Exercise:
With the images removed, repeat the data below exactly.

Data segment:
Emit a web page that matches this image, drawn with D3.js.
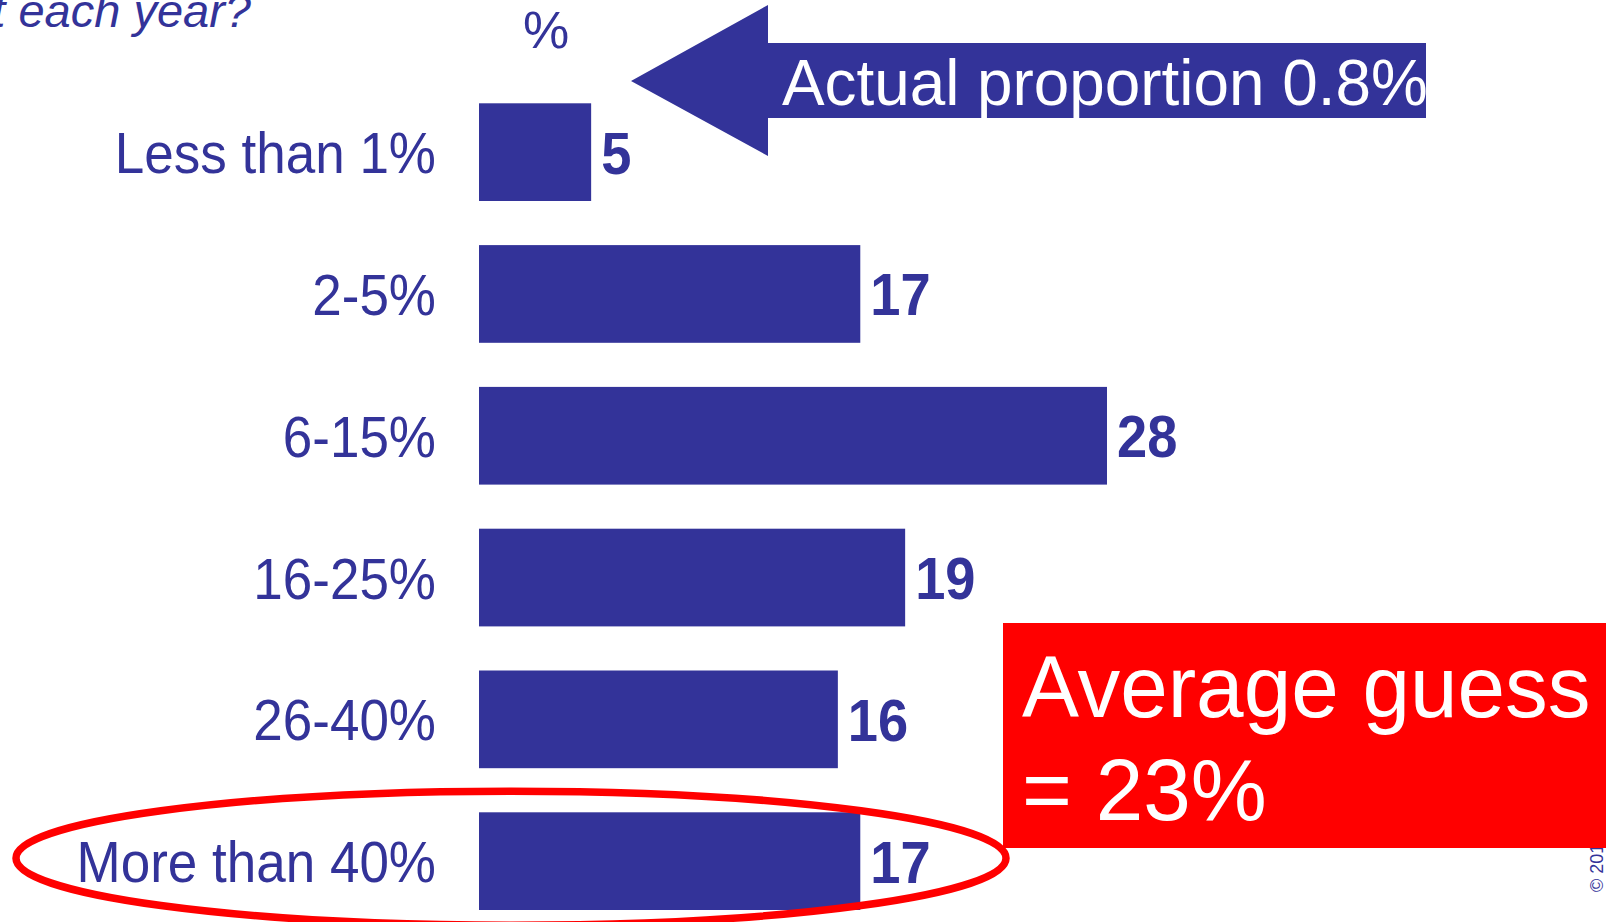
<!DOCTYPE html>
<html>
<head>
<meta charset="utf-8">
<script src="https://cdn.jsdelivr.net/npm/d3@7"></script>
<style>
  html, body { margin: 0; padding: 0; background: #ffffff; overflow: hidden; }
  svg { display: block; }
  text { font-family: "Liberation Sans", Arial, sans-serif; }
</style>
</head>
<body>
<svg id="chart" width="1606" height="922"></svg>
<script>
// Survey answers: share of respondents choosing each range (%)
const categories = ["Less than 1%", "2-5%", "6-15%", "16-25%", "26-40%", "More than 40%"];
const values = [5, 17, 28, 19, 16, 17];
const actualProportion = 0.8;
const averageGuess = 23;
const highlighted = "More than 40%";

const BLUE = "#333399";
const RED = "#ff0000";

const svg = d3.select("#chart");

const x = d3.scaleLinear().domain([0, 28]).range([479, 1107]);
const y = d3.scaleBand().domain(categories).range([103.3, 910]).paddingInner(0.311).paddingOuter(0);

// Question (continues off the left edge) and unit marker
svg.append("text")
  .attr("x", 251).attr("y", 27)
  .attr("text-anchor", "end")
  .attr("font-style", "italic")
  .attr("font-size", 47)
  .attr("fill", BLUE)
  .text("t each year?");

svg.append("text")
  .attr("x", 546).attr("y", 48)
  .attr("text-anchor", "middle")
  .attr("font-size", 52)
  .attr("fill", BLUE)
  .text("%");

// Bars
svg.append("g").selectAll("rect")
  .data(values)
  .join("rect")
  .attr("x", x(0))
  .attr("y", (d, i) => y(categories[i]))
  .attr("width", d => x(d) - x(0))
  .attr("height", y.bandwidth())
  .attr("fill", BLUE);

// Category labels (narrow face)
svg.append("g").selectAll("text")
  .data(categories)
  .join("text")
  .attr("transform", d => `translate(436,${y(d) + y.bandwidth() / 2 + 21}) scale(0.93,1)`)
  .attr("text-anchor", "end")
  .attr("font-size", 57)
  .attr("fill", BLUE)
  .text(d => d);

// Value labels
svg.append("g").selectAll("text")
  .data(values)
  .join("text")
  .attr("transform", (d, i) => `translate(${x(d) + 10},${y(categories[i]) + y.bandwidth() / 2 + 21.5}) scale(0.92,1)`)
  .attr("font-size", 59)
  .attr("font-weight", "bold")
  .attr("fill", BLUE)
  .text(d => d);

// Arrow callout with the real figure
const arrow = { tip: [631, 81], headX: 768, headTop: 5, headBottom: 156, shaftTop: 43, shaftBottom: 118, end: 1426 };
svg.append("path")
  .attr("d", d3.line()([
    arrow.tip,
    [arrow.headX, arrow.headTop],
    [arrow.headX, arrow.shaftTop],
    [arrow.end, arrow.shaftTop],
    [arrow.end, arrow.shaftBottom],
    [arrow.headX, arrow.shaftBottom],
    [arrow.headX, arrow.headBottom]
  ]) + "Z")
  .attr("fill", BLUE);

svg.append("text")
  .attr("transform", "translate(782,105) scale(0.982,1)")
  .attr("font-size", 65)
  .attr("fill", "#ffffff")
  .text(`Actual proportion ${actualProportion}%`);

// Copyright note along the right edge (partly under the red box)
svg.append("text")
  .attr("transform", "translate(1603,892) rotate(-90)")
  .attr("font-size", 18)
  .attr("fill", BLUE)
  .text("\u00A9 2013 Ipsos MORI");

// Average guess box
svg.append("rect")
  .attr("x", 1003).attr("y", 623)
  .attr("width", 1606 - 1003).attr("height", 848 - 623)
  .attr("fill", RED);

const avg = svg.append("text")
  .attr("transform", "translate(1022,0) scale(0.982,1)")
  .attr("font-size", 87)
  .attr("fill", "#ffffff");
avg.append("tspan").attr("x", 0).attr("y", 717).text("Average guess");
avg.append("tspan").attr("x", 0).attr("y", 820).text(`= ${averageGuess}%`);

// Ring round the top answer range
const hy = y(highlighted) + y.bandwidth() / 2;
svg.append("ellipse")
  .attr("cx", 511).attr("cy", hy - 3)
  .attr("rx", 495).attr("ry", 67)
  .attr("fill", "none")
  .attr("stroke", RED)
  .attr("stroke-width", 7.5);
</script>
</body>
</html>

Full output:
Emit a web page that matches this image, drawn with D3.js.
<!DOCTYPE html>
<html>
<head>
<meta charset="utf-8">
<script src="https://cdn.jsdelivr.net/npm/d3@7"></script>
<style>
  html, body { margin: 0; padding: 0; background: #ffffff; overflow: hidden; }
  svg { display: block; }
  text { font-family: "Liberation Sans", Arial, sans-serif; }
</style>
</head>
<body>
<svg id="chart" width="1606" height="922"></svg>
<script>
// Survey answers: share of respondents choosing each range (%)
const categories = ["Less than 1%", "2-5%", "6-15%", "16-25%", "26-40%", "More than 40%"];
const values = [5, 17, 28, 19, 16, 17];
const actualProportion = 0.8;
const averageGuess = 23;
const highlighted = "More than 40%";

const BLUE = "#333399";
const RED = "#ff0000";

const svg = d3.select("#chart");

const x = d3.scaleLinear().domain([0, 28]).range([479, 1107]);
const y = d3.scaleBand().domain(categories).range([103.3, 910]).paddingInner(0.311).paddingOuter(0);

// Question (continues off the left edge) and unit marker
svg.append("text")
  .attr("x", 251).attr("y", 27)
  .attr("text-anchor", "end")
  .attr("font-style", "italic")
  .attr("font-size", 47)
  .attr("fill", BLUE)
  .text("t each year?");

svg.append("text")
  .attr("x", 546).attr("y", 48)
  .attr("text-anchor", "middle")
  .attr("font-size", 52)
  .attr("fill", BLUE)
  .text("%");

// Bars
svg.append("g").selectAll("rect")
  .data(values)
  .join("rect")
  .attr("x", x(0))
  .attr("y", (d, i) => y(categories[i]))
  .attr("width", d => x(d) - x(0))
  .attr("height", y.bandwidth())
  .attr("fill", BLUE);

// Category labels (narrow face)
svg.append("g").selectAll("text")
  .data(categories)
  .join("text")
  .attr("transform", d => `translate(436,${y(d) + y.bandwidth() / 2 + 21}) scale(0.93,1)`)
  .attr("text-anchor", "end")
  .attr("font-size", 57)
  .attr("fill", BLUE)
  .text(d => d);

// Value labels
svg.append("g").selectAll("text")
  .data(values)
  .join("text")
  .attr("transform", (d, i) => `translate(${x(d) + 10},${y(categories[i]) + y.bandwidth() / 2 + 21.5}) scale(0.92,1)`)
  .attr("font-size", 59)
  .attr("font-weight", "bold")
  .attr("fill", BLUE)
  .text(d => d);

// Arrow callout with the real figure
const arrow = { tip: [631, 81], headX: 768, headTop: 5, headBottom: 156, shaftTop: 43, shaftBottom: 118, end: 1426 };
svg.append("path")
  .attr("d", d3.line()([
    arrow.tip,
    [arrow.headX, arrow.headTop],
    [arrow.headX, arrow.shaftTop],
    [arrow.end, arrow.shaftTop],
    [arrow.end, arrow.shaftBottom],
    [arrow.headX, arrow.shaftBottom],
    [arrow.headX, arrow.headBottom]
  ]) + "Z")
  .attr("fill", BLUE);

svg.append("text")
  .attr("transform", "translate(782,105) scale(0.982,1)")
  .attr("font-size", 65)
  .attr("fill", "#ffffff")
  .text(`Actual proportion ${actualProportion}%`);

// Copyright note along the right edge (partly under the red box)
svg.append("text")
  .attr("transform", "translate(1603,892) rotate(-90)")
  .attr("font-size", 18)
  .attr("fill", BLUE)
  .text("\u00A9 2013 Ipsos MORI");

// Average guess box
svg.append("rect")
  .attr("x", 1003).attr("y", 623)
  .attr("width", 1606 - 1003).attr("height", 848 - 623)
  .attr("fill", RED);

const avg = svg.append("text")
  .attr("transform", "translate(1022,0) scale(0.982,1)")
  .attr("font-size", 87)
  .attr("fill", "#ffffff");
avg.append("tspan").attr("x", 0).attr("y", 717).text("Average guess");
avg.append("tspan").attr("x", 0).attr("y", 820).text(`= ${averageGuess}%`);

// Ring round the top answer range
const hy = y(highlighted) + y.bandwidth() / 2;
svg.append("ellipse")
  .attr("cx", 511).attr("cy", hy - 3)
  .attr("rx", 495).attr("ry", 67)
  .attr("fill", "none")
  .attr("stroke", RED)
  .attr("stroke-width", 7.5);
</script>
</body>
</html>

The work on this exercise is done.